» Input data:
* * * * * * *

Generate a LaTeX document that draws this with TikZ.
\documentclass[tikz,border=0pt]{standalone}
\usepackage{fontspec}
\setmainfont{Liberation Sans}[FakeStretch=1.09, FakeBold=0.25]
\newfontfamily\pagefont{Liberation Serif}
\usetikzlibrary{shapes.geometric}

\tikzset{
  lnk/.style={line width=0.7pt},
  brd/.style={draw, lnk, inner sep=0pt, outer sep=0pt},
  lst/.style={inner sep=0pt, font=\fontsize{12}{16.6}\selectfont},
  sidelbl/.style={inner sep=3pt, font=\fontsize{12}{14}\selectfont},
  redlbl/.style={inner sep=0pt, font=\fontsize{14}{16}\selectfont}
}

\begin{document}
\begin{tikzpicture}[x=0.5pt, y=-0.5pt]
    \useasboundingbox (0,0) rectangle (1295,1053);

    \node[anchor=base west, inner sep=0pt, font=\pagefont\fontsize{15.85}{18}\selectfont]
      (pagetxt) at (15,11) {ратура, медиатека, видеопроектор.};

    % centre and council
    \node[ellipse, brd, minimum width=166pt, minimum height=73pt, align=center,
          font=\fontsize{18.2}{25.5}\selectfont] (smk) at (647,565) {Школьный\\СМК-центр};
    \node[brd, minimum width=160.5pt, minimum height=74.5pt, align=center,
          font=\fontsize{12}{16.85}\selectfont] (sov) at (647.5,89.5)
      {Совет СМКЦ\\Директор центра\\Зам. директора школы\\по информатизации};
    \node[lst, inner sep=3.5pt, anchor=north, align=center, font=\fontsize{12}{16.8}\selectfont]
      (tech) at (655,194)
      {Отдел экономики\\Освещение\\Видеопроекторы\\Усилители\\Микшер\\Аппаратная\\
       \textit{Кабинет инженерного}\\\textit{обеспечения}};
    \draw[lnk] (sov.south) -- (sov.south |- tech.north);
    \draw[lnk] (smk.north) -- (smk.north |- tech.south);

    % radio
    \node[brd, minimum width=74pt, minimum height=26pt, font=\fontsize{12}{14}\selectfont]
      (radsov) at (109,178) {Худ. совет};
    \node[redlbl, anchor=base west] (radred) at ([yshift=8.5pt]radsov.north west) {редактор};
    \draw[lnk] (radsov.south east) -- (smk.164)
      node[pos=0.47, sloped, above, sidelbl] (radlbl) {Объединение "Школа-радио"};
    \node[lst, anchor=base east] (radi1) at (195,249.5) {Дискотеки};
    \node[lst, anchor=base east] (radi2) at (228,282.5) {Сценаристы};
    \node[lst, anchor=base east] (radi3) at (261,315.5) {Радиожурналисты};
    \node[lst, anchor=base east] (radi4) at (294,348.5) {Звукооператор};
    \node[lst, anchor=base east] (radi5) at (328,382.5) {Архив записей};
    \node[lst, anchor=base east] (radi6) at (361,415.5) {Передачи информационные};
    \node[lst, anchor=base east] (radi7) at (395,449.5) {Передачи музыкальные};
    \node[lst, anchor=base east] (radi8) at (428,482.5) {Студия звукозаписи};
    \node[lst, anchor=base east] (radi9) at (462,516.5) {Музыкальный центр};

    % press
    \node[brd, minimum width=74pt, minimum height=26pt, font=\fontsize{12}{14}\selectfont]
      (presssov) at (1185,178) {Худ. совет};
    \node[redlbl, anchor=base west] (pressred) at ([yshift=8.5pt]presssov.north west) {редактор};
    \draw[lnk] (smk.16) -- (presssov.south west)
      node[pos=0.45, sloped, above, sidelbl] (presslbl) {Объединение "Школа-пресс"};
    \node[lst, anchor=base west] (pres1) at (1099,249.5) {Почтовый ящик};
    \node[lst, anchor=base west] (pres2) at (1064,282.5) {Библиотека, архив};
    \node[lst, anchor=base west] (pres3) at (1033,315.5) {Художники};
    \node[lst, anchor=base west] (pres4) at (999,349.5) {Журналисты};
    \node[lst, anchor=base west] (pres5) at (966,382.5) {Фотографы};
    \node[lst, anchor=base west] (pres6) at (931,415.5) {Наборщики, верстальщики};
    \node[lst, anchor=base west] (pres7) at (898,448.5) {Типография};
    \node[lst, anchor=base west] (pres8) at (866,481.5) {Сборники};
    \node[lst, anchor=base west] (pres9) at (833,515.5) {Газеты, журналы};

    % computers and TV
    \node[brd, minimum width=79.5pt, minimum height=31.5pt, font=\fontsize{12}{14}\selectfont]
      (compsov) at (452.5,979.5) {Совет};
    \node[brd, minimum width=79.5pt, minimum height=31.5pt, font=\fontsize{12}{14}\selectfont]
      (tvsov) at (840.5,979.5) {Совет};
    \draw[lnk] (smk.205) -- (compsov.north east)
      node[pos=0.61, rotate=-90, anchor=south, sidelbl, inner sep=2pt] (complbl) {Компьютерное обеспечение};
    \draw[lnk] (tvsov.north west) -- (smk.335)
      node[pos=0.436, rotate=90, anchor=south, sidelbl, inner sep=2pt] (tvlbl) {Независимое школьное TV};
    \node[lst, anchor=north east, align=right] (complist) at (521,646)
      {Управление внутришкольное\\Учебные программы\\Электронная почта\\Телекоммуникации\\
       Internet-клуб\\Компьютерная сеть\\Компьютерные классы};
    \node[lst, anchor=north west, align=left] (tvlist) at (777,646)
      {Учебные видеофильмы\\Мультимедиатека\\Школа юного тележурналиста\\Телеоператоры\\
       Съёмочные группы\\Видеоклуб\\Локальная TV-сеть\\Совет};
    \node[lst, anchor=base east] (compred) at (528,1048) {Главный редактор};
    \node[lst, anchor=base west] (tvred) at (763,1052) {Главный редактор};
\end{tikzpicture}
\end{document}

* * * * * * *

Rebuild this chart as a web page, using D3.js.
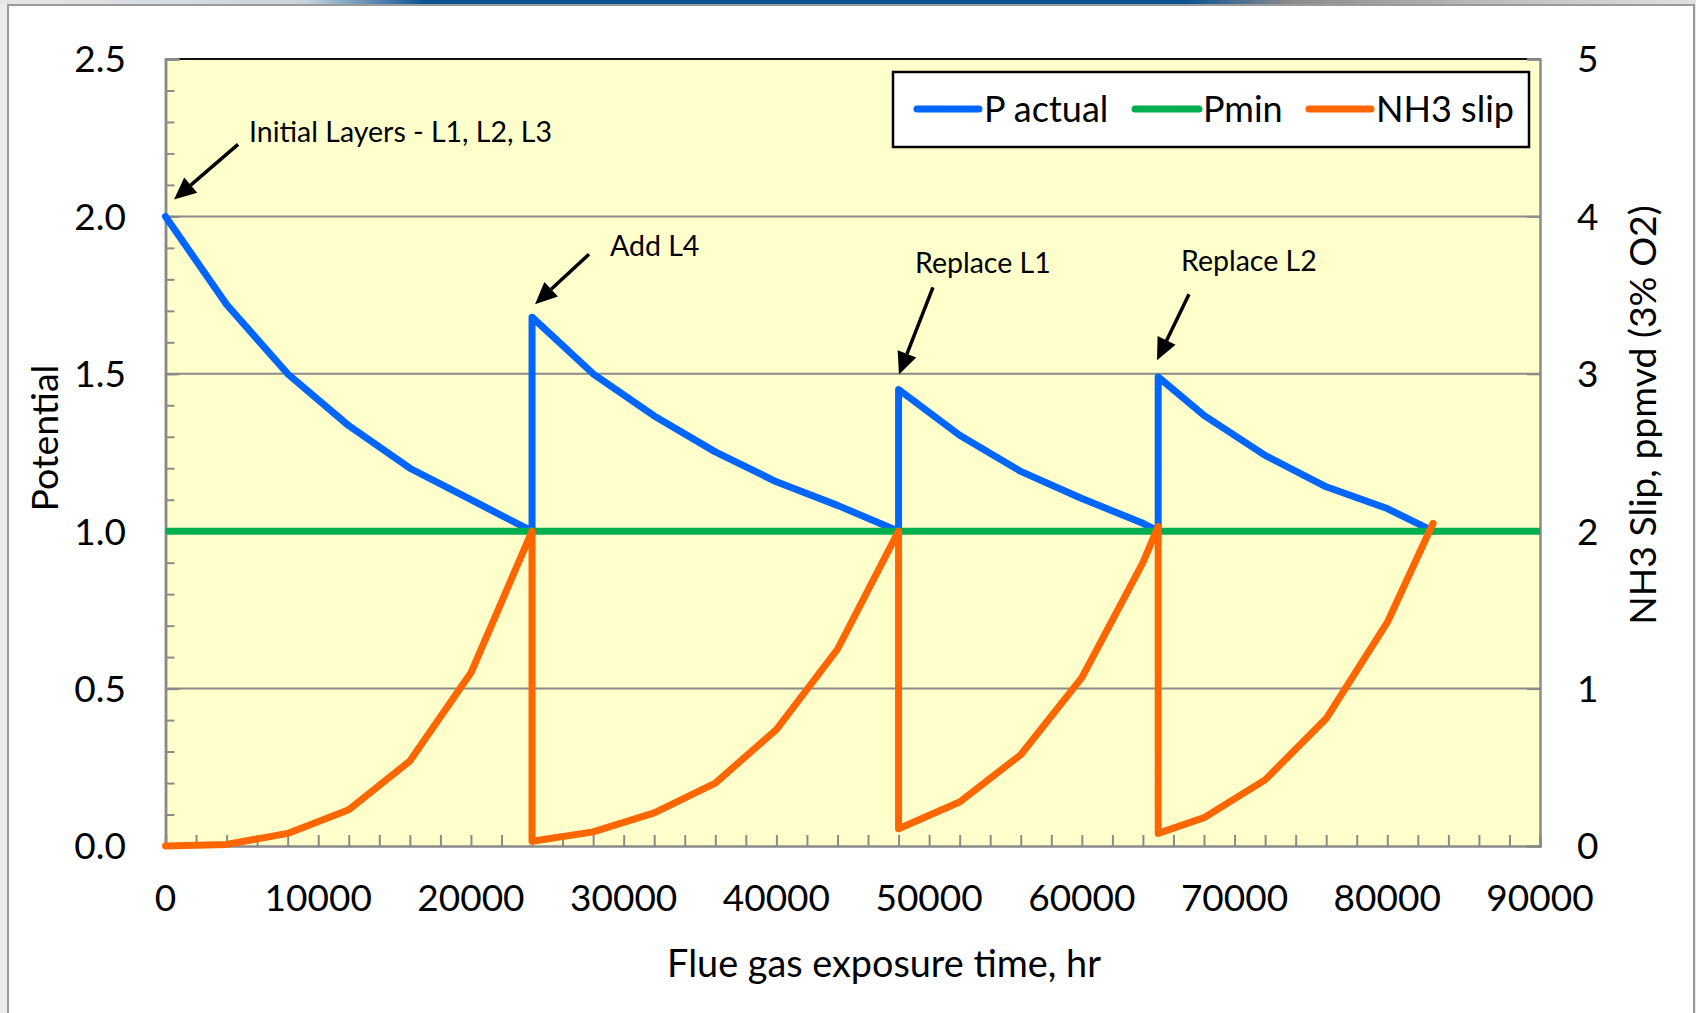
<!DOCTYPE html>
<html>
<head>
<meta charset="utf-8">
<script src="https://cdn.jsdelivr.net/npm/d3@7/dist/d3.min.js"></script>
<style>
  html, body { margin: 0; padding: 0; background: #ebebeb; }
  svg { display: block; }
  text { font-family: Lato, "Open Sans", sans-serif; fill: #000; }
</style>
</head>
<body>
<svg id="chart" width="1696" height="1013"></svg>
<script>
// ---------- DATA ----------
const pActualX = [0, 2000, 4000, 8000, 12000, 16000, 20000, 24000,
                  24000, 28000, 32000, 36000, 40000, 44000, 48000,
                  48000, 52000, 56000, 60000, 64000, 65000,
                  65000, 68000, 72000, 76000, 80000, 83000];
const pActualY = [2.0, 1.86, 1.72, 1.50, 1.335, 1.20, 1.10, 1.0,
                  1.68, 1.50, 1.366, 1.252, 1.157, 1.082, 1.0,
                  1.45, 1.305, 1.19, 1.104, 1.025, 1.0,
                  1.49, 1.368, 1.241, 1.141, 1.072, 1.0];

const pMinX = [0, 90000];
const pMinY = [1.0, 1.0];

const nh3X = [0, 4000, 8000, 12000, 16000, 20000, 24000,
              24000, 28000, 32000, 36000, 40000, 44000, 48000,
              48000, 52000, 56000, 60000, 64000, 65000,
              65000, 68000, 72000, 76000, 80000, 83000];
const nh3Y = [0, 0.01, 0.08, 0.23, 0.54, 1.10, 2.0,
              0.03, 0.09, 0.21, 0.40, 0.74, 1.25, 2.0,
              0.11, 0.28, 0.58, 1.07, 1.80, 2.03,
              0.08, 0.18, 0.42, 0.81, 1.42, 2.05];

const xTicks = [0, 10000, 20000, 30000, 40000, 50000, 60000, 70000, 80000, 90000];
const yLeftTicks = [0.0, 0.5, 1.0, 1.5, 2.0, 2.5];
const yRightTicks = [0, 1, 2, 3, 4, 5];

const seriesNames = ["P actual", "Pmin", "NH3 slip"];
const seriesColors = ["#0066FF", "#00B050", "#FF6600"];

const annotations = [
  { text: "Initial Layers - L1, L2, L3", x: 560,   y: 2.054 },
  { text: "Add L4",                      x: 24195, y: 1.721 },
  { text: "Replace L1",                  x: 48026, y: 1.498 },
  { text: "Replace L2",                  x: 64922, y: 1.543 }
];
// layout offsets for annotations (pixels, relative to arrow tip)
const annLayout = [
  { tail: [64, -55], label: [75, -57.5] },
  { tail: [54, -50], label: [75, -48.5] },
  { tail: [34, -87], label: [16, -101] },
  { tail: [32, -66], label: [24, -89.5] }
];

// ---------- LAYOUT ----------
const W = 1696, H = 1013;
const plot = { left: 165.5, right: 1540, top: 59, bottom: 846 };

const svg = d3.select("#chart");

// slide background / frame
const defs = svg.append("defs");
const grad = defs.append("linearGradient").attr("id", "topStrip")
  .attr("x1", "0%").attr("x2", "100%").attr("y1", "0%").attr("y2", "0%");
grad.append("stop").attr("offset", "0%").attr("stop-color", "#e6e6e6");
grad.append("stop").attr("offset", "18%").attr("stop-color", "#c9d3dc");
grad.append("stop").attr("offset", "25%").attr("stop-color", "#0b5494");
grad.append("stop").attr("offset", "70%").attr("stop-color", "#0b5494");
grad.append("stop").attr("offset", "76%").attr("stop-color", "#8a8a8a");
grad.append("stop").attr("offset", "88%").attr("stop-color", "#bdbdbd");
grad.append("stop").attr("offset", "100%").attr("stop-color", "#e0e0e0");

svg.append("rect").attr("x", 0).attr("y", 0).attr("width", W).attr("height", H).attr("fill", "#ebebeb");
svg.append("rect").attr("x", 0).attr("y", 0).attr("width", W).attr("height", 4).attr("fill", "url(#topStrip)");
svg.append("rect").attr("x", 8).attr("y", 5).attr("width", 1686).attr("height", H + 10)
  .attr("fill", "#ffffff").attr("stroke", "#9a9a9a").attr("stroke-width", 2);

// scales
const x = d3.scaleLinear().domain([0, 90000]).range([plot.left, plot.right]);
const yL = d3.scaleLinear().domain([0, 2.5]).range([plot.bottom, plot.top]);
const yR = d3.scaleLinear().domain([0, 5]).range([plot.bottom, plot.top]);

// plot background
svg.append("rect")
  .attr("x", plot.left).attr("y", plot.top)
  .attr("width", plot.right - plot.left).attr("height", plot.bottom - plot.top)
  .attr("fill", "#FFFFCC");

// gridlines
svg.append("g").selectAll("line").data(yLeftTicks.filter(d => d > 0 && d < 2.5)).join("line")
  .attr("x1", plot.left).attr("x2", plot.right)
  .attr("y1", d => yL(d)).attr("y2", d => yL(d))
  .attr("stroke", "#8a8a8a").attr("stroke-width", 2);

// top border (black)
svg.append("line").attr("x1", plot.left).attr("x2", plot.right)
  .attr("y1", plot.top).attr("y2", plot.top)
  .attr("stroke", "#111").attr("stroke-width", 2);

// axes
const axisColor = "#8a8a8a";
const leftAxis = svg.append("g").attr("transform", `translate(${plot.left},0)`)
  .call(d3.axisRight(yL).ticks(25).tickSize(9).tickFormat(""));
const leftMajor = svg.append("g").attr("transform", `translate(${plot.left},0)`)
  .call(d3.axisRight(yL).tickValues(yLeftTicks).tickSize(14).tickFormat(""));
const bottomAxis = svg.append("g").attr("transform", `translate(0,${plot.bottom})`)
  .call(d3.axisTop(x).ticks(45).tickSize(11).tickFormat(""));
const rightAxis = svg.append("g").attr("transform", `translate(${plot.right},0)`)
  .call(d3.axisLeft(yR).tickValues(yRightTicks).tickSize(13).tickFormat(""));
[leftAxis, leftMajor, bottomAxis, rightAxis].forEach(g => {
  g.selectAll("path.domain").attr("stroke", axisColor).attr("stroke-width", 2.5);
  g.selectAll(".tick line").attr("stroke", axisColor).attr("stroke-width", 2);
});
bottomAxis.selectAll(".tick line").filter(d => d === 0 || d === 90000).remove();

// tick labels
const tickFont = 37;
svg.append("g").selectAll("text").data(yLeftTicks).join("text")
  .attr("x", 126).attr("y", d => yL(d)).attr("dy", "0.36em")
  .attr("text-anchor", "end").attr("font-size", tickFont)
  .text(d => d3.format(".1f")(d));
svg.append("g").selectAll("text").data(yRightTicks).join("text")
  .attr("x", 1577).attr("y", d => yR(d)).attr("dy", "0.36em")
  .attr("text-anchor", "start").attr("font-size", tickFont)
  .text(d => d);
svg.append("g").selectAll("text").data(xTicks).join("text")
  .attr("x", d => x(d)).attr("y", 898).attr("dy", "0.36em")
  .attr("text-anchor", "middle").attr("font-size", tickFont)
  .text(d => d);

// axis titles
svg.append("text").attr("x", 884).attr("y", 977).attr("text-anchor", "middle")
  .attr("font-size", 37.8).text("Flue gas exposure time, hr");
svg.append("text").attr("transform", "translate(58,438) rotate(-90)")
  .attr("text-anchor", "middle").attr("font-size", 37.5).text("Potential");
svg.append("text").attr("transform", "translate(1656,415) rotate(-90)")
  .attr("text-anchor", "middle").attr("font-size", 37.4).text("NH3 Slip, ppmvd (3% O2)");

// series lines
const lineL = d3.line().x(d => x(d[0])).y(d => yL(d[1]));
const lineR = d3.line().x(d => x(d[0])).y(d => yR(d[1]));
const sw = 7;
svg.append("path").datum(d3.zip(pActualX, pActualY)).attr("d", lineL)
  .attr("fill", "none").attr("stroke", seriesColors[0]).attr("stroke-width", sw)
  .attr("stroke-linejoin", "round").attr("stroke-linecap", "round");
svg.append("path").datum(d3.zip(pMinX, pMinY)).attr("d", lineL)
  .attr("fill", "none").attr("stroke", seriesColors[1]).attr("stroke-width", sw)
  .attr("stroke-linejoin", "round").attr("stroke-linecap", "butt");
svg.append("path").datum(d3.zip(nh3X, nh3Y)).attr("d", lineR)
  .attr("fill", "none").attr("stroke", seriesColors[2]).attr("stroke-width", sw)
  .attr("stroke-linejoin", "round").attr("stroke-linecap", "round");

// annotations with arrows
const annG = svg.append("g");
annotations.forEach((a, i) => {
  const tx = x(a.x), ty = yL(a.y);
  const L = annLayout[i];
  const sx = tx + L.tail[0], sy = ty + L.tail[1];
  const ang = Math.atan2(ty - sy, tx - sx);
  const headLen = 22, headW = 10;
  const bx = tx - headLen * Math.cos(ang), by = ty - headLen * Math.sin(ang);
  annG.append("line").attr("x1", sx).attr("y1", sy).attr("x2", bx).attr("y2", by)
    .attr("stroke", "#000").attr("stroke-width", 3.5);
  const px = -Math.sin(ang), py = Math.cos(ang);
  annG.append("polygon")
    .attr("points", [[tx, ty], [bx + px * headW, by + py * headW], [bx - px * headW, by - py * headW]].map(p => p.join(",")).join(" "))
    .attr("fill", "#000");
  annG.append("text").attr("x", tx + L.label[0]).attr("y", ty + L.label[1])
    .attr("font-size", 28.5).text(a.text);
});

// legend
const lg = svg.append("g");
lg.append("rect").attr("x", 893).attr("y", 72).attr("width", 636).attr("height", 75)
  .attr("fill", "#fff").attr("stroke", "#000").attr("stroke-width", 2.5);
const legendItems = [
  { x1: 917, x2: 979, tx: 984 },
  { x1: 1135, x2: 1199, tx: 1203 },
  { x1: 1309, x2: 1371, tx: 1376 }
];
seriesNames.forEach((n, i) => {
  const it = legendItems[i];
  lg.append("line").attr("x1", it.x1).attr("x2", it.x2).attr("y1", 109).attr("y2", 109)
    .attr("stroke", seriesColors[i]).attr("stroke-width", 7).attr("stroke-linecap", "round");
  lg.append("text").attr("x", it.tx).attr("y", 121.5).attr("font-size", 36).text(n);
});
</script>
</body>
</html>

* * * * * * *

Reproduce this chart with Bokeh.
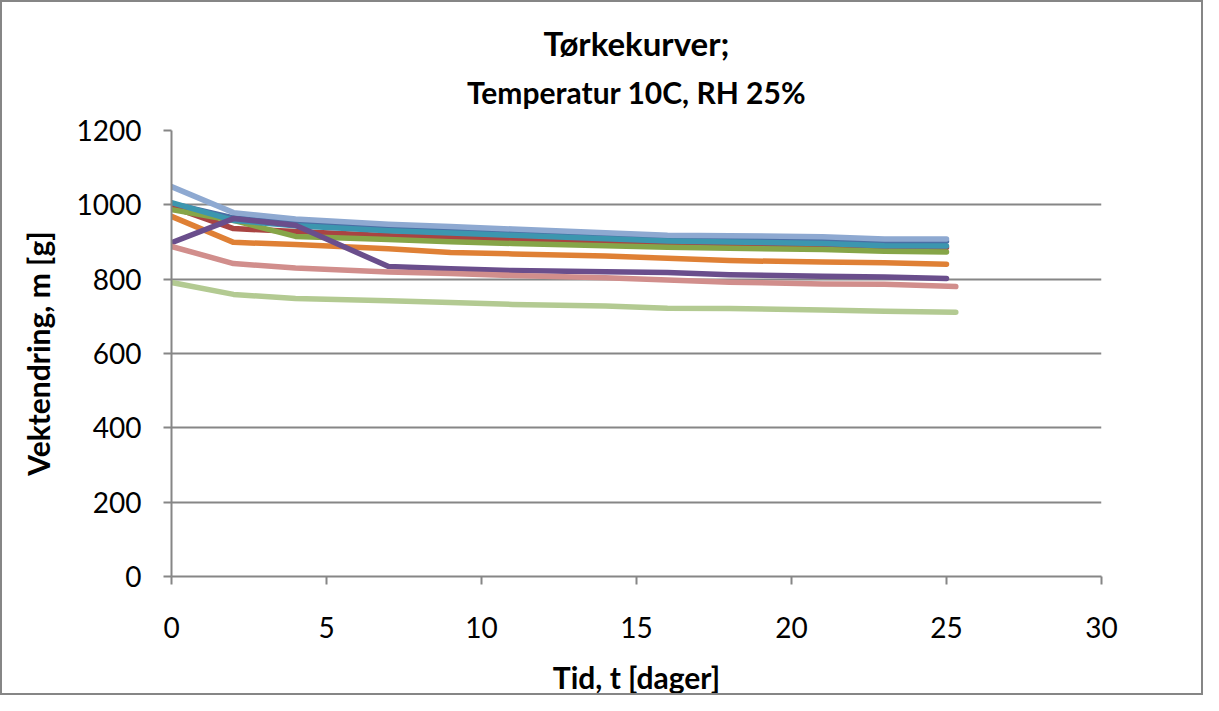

* * * * * * *

» Problem to solve:
Copy word for word every line from the one with "Rebuild this chart" through the one with "const yRightTicks = [0, 1, 2, 3, 4, 5];", including both. No pictures belong in the copy.

» Answer in full:
Rebuild this chart as a web page, using D3.js.
<!DOCTYPE html>
<html>
<head>
<meta charset="utf-8">
<script src="https://cdn.jsdelivr.net/npm/d3@7/dist/d3.min.js"></script>
<style>
  html, body { margin: 0; padding: 0; background: #ebebeb; }
  svg { display: block; }
  text { font-family: Lato, "Open Sans", sans-serif; fill: #000; }
</style>
</head>
<body>
<svg id="chart" width="1696" height="1013"></svg>
<script>
// ---------- DATA ----------
const pActualX = [0, 2000, 4000, 8000, 12000, 16000, 20000, 24000,
                  24000, 28000, 32000, 36000, 40000, 44000, 48000,
                  48000, 52000, 56000, 60000, 64000, 65000,
                  65000, 68000, 72000, 76000, 80000, 83000];
const pActualY = [2.0, 1.86, 1.72, 1.50, 1.335, 1.20, 1.10, 1.0,
                  1.68, 1.50, 1.366, 1.252, 1.157, 1.082, 1.0,
                  1.45, 1.305, 1.19, 1.104, 1.025, 1.0,
                  1.49, 1.368, 1.241, 1.141, 1.072, 1.0];

const pMinX = [0, 90000];
const pMinY = [1.0, 1.0];

const nh3X = [0, 4000, 8000, 12000, 16000, 20000, 24000,
              24000, 28000, 32000, 36000, 40000, 44000, 48000,
              48000, 52000, 56000, 60000, 64000, 65000,
              65000, 68000, 72000, 76000, 80000, 83000];
const nh3Y = [0, 0.01, 0.08, 0.23, 0.54, 1.10, 2.0,
              0.03, 0.09, 0.21, 0.40, 0.74, 1.25, 2.0,
              0.11, 0.28, 0.58, 1.07, 1.80, 2.03,
              0.08, 0.18, 0.42, 0.81, 1.42, 2.05];

const xTicks = [0, 10000, 20000, 30000, 40000, 50000, 60000, 70000, 80000, 90000];
const yLeftTicks = [0.0, 0.5, 1.0, 1.5, 2.0, 2.5];
const yRightTicks = [0, 1, 2, 3, 4, 5];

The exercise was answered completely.